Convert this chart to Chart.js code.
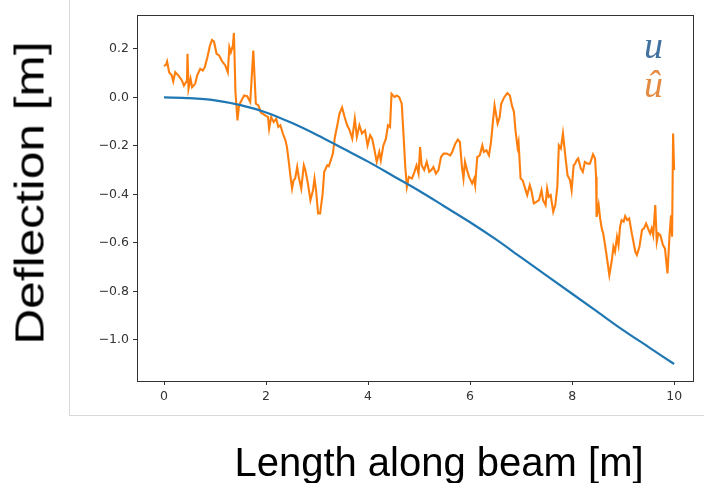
<!DOCTYPE html>
<html>
<head>
<meta charset="utf-8">
<script src="https://cdn.jsdelivr.net/npm/chart.js@4/dist/chart.umd.min.js"></script>
<style>
  body { margin: 0; background: #fff; }
  #wrap { position: relative; width: 704px; height: 483px; overflow: hidden; }
  #frame { position: absolute; left: 69px; top: 0; width: 635px; height: 415px;
           border-left: 1px solid #d9d9d9; border-bottom: 1px solid #d9d9d9; }
  canvas { position: absolute; left: 0; top: 0; }
  .axis-title { position: absolute; font-family: "Liberation Sans", Arial, sans-serif;
                font-size: 40px; color: #000; white-space: nowrap; }
  #ytitle { left: 30px; top: 193px; transform: translate(-50%, -50%) rotate(-90deg) scale(1.24, 1); }
  #xtitle { left: 439px; top: 462px; transform: translate(-50%, -50%); }
  .leg { position: absolute; font-family: "Liberation Serif", serif; font-style: italic;
         font-size: 38px; line-height: 1; }
  #legU { left: 644px; top: 26px; color: #44729f; }
  #legUhat { left: 644px; top: 65px; color: #e38a43; }
</style>
</head>
<body>
<div id="wrap">
  <div id="frame"></div>
  <canvas id="chart" width="704" height="483"></canvas>
  <div class="axis-title" id="ytitle">Deflection [m]</div>
  <div class="axis-title" id="xtitle">Length along beam [m]</div>
  <div class="leg" id="legU">u</div>
  <div class="leg" id="legUhat">û</div>
</div>
<script>
// true deflection u
const uX = [0, 0.5, 1, 1.5, 2, 2.5, 3, 3.5, 4, 4.5, 5, 5.5, 6, 6.5, 7, 7.5, 8, 8.5, 9, 9.5, 10];
const uY = [0, -0.003, -0.012, -0.032, -0.062, -0.105, -0.155, -0.21, -0.265, -0.325, -0.385,
            -0.45, -0.515, -0.585, -0.66, -0.735, -0.81, -0.885, -0.96, -1.03, -1.10];

// estimated deflection u-hat
const uHatX = [
  0.00,0.04,0.06,0.10,0.15,0.18,0.22,0.28,0.35,0.39,
  0.45,0.46,0.48,0.52,0.55,0.61,0.65,0.71,0.76,0.80,
  0.85,0.90,0.94,0.98,1.03,1.08,1.13,1.20,1.25,1.28,
  1.31,1.35,1.37,1.40,1.44,1.47,1.52,1.57,1.63,1.69,
  1.75,1.80,1.85,1.90,1.96,2.04,2.06,2.10,2.15,2.20,
  2.24,2.28,2.33,2.38,2.41,2.45,2.48,2.51,2.54,2.57,
  2.61,2.64,2.69,2.74,2.77,2.82,2.87,2.92,2.95,2.98,
  3.02,3.06,3.11,3.14,3.20,3.23,3.27,3.31,3.35,3.39,
  3.44,3.49,3.54,3.59,3.64,3.69,3.74,3.78,3.83,3.88,
  3.94,3.99,4.04,4.08,4.12,4.17,4.22,4.25,4.30,4.35,
  4.39,4.43,4.46,4.52,4.56,4.61,4.66,4.69,4.73,4.76,
  4.80,4.86,4.91,4.95,4.99,5.02,5.05,5.10,5.15,5.20,
  5.24,5.28,5.33,5.38,5.43,5.48,5.54,5.61,5.65,5.71,
  5.76,5.80,5.84,5.87,5.90,5.94,5.98,6.04,6.08,6.10,
  6.14,6.19,6.24,6.27,6.32,6.37,6.41,6.45,6.48,6.54,
  6.58,6.61,6.67,6.73,6.78,6.82,6.86,6.89,6.93,6.95,
  6.99,7.03,7.07,7.12,7.17,7.20,7.25,7.30,7.35,7.40,
  7.43,7.48,7.51,7.54,7.58,7.63,7.67,7.71,7.74,7.78,
  7.82,7.87,7.91,7.96,7.99,8.03,8.06,8.09,8.12,8.17,
  8.21,8.25,8.30,8.35,8.41,8.45,8.47,8.48,8.52,8.55,
  8.58,8.61,8.67,8.73,8.78,8.81,8.84,8.88,8.91,8.94,
  8.97,9.01,9.04,9.08,9.12,9.17,9.24,9.27,9.32,9.37,
  9.41,9.45,9.50,9.53,9.56,9.59,9.63,9.66,9.69,9.73,
  9.78,9.82,9.87,9.91,9.94,9.96,9.98,10.00
];
const uHatY = [
  0.129,0.135,0.148,0.104,0.091,0.066,0.104,0.091,0.070,0.049,
  0.070,0.180,0.036,0.077,0.042,0.056,0.091,0.118,0.111,0.125,
  0.166,0.214,0.237,0.230,0.180,0.173,0.152,0.132,0.104,0.207,
  0.186,0.214,0.266,0.022,-0.095,-0.033,-0.012,0.008,0.005,-0.019,
  0.193,-0.026,-0.033,-0.063,-0.071,-0.081,-0.129,-0.081,-0.102,-0.088,
  -0.122,-0.115,-0.149,-0.177,-0.205,-0.273,-0.328,-0.376,-0.342,-0.335,
  -0.287,-0.328,-0.376,-0.280,-0.300,-0.355,-0.424,-0.383,-0.335,-0.383,
  -0.479,-0.479,-0.396,-0.307,-0.280,-0.284,-0.259,-0.232,-0.163,-0.122,
  -0.067,-0.042,-0.081,-0.115,-0.136,-0.170,-0.088,-0.163,-0.115,-0.149,
  -0.136,-0.198,-0.156,-0.170,-0.211,-0.266,-0.225,-0.259,-0.198,-0.170,
  -0.115,-0.122,0.015,0.001,0.008,0.001,-0.026,-0.136,-0.287,-0.369,
  -0.328,-0.335,-0.307,-0.280,-0.314,-0.205,-0.280,-0.300,-0.266,-0.307,
  -0.300,-0.287,-0.314,-0.300,-0.246,-0.232,-0.232,-0.239,-0.225,-0.191,
  -0.174,-0.184,-0.287,-0.335,-0.266,-0.300,-0.328,-0.355,-0.335,-0.362,
  -0.246,-0.239,-0.198,-0.225,-0.218,-0.239,-0.184,-0.095,-0.033,-0.108,
  -0.081,-0.026,0.001,0.018,0.008,-0.033,-0.060,-0.136,-0.205,-0.184,
  -0.335,-0.342,-0.369,-0.403,-0.362,-0.383,-0.437,-0.431,-0.424,-0.383,
  -0.424,-0.444,-0.376,-0.410,-0.403,-0.472,-0.444,-0.369,-0.198,-0.211,
  -0.149,-0.246,-0.321,-0.342,-0.383,-0.280,-0.273,-0.259,-0.252,-0.293,
  -0.307,-0.266,-0.273,-0.273,-0.235,-0.252,-0.328,-0.493,-0.444,-0.499,
  -0.540,-0.561,-0.643,-0.733,-0.671,-0.616,-0.637,-0.575,-0.609,-0.534,
  -0.506,-0.513,-0.490,-0.506,-0.499,-0.561,-0.637,-0.650,-0.616,-0.547,
  -0.540,-0.520,-0.547,-0.561,-0.540,-0.568,-0.444,-0.595,-0.561,-0.568,
  -0.609,-0.623,-0.726,-0.568,-0.486,-0.575,-0.149,-0.300
];

const xTicks = [0, 2, 4, 6, 8, 10];
const yTicks = [0.2, 0.0, -0.2, -0.4, -0.6, -0.8, -1.0];

const toPoints = (xs, ys) => xs.map((x, i) => ({ x: x, y: ys[i] }));

// box around the plot area (matplotlib style spines)
const frameBox = {
  id: 'frameBox',
  afterDraw(chart) {
    const { ctx, chartArea: a } = chart;
    ctx.save();
    ctx.strokeStyle = '#333';
    ctx.lineWidth = 1;
    ctx.strokeRect(a.left + 0.5, a.top + 0.5, a.right - a.left, a.bottom - a.top);
    ctx.restore();
  }
};

const tickFont = { family: 'DejaVu Sans', size: 12.5 };

new Chart(document.getElementById('chart'), {
  type: 'line',
  data: {
    datasets: [
      {
        label: 'u',
        data: toPoints(uX, uY),
        borderColor: '#1f77b4',
        borderWidth: 2.2,
        pointRadius: 0,
        cubicInterpolationMode: 'monotone',
        fill: false
      },
      {
        label: 'u hat',
        data: toPoints(uHatX, uHatY),
        borderColor: '#ff7f0e',
        borderWidth: 2.1,
        pointRadius: 0,
        tension: 0,
        fill: false
      }
    ]
  },
  options: {
    responsive: false,
    animation: false,
    layout: { padding: { top: 15, right: 11, left: 0, bottom: 0 } },
    plugins: { legend: { display: false }, tooltip: { enabled: false } },
    scales: {
      x: {
        type: 'linear',
        min: -0.53,
        max: 10.37,
        afterFit: s => { s.height = 102; },
        afterBuildTicks: s => { s.ticks = xTicks.map(v => ({ value: v })); },
        grid: { drawOnChartArea: false, drawTicks: true, tickLength: 4, color: '#333' },
        border: { display: true, color: '#333' },
        ticks: { color: '#333', font: tickFont, padding: 4, maxRotation: 0,
                 callback: v => String(v) }
      },
      y: {
        min: -1.17,
        max: 0.34,
        afterFit: s => { s.width = 137; },
        afterBuildTicks: s => { s.ticks = yTicks.map(v => ({ value: v })); },
        grid: { drawOnChartArea: false, drawTicks: true, tickLength: 4, color: '#333' },
        border: { display: true, color: '#333' },
        ticks: { color: '#333', font: tickFont, padding: 4,
                 callback: v => (v < -1e-9 ? '\u2212' : '') + Math.abs(v).toFixed(1) }
      }
    }
  },
  plugins: [frameBox]
});
</script>
</body>
</html>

■ ■ ■

#### WHAT THE EXERCISE ASKS:
Repeat the lines above, starting at the first and stopping after the line that holds "-0.96, -1.03, -1.10];", with the pictures left out.

#### WRITTEN ANSWER:
Convert this chart to Chart.js code.
<!DOCTYPE html>
<html>
<head>
<meta charset="utf-8">
<script src="https://cdn.jsdelivr.net/npm/chart.js@4/dist/chart.umd.min.js"></script>
<style>
  body { margin: 0; background: #fff; }
  #wrap { position: relative; width: 704px; height: 483px; overflow: hidden; }
  #frame { position: absolute; left: 69px; top: 0; width: 635px; height: 415px;
           border-left: 1px solid #d9d9d9; border-bottom: 1px solid #d9d9d9; }
  canvas { position: absolute; left: 0; top: 0; }
  .axis-title { position: absolute; font-family: "Liberation Sans", Arial, sans-serif;
                font-size: 40px; color: #000; white-space: nowrap; }
  #ytitle { left: 30px; top: 193px; transform: translate(-50%, -50%) rotate(-90deg) scale(1.24, 1); }
  #xtitle { left: 439px; top: 462px; transform: translate(-50%, -50%); }
  .leg { position: absolute; font-family: "Liberation Serif", serif; font-style: italic;
         font-size: 38px; line-height: 1; }
  #legU { left: 644px; top: 26px; color: #44729f; }
  #legUhat { left: 644px; top: 65px; color: #e38a43; }
</style>
</head>
<body>
<div id="wrap">
  <div id="frame"></div>
  <canvas id="chart" width="704" height="483"></canvas>
  <div class="axis-title" id="ytitle">Deflection [m]</div>
  <div class="axis-title" id="xtitle">Length along beam [m]</div>
  <div class="leg" id="legU">u</div>
  <div class="leg" id="legUhat">û</div>
</div>
<script>
// true deflection u
const uX = [0, 0.5, 1, 1.5, 2, 2.5, 3, 3.5, 4, 4.5, 5, 5.5, 6, 6.5, 7, 7.5, 8, 8.5, 9, 9.5, 10];
const uY = [0, -0.003, -0.012, -0.032, -0.062, -0.105, -0.155, -0.21, -0.265, -0.325, -0.385,
            -0.45, -0.515, -0.585, -0.66, -0.735, -0.81, -0.885, -0.96, -1.03, -1.10];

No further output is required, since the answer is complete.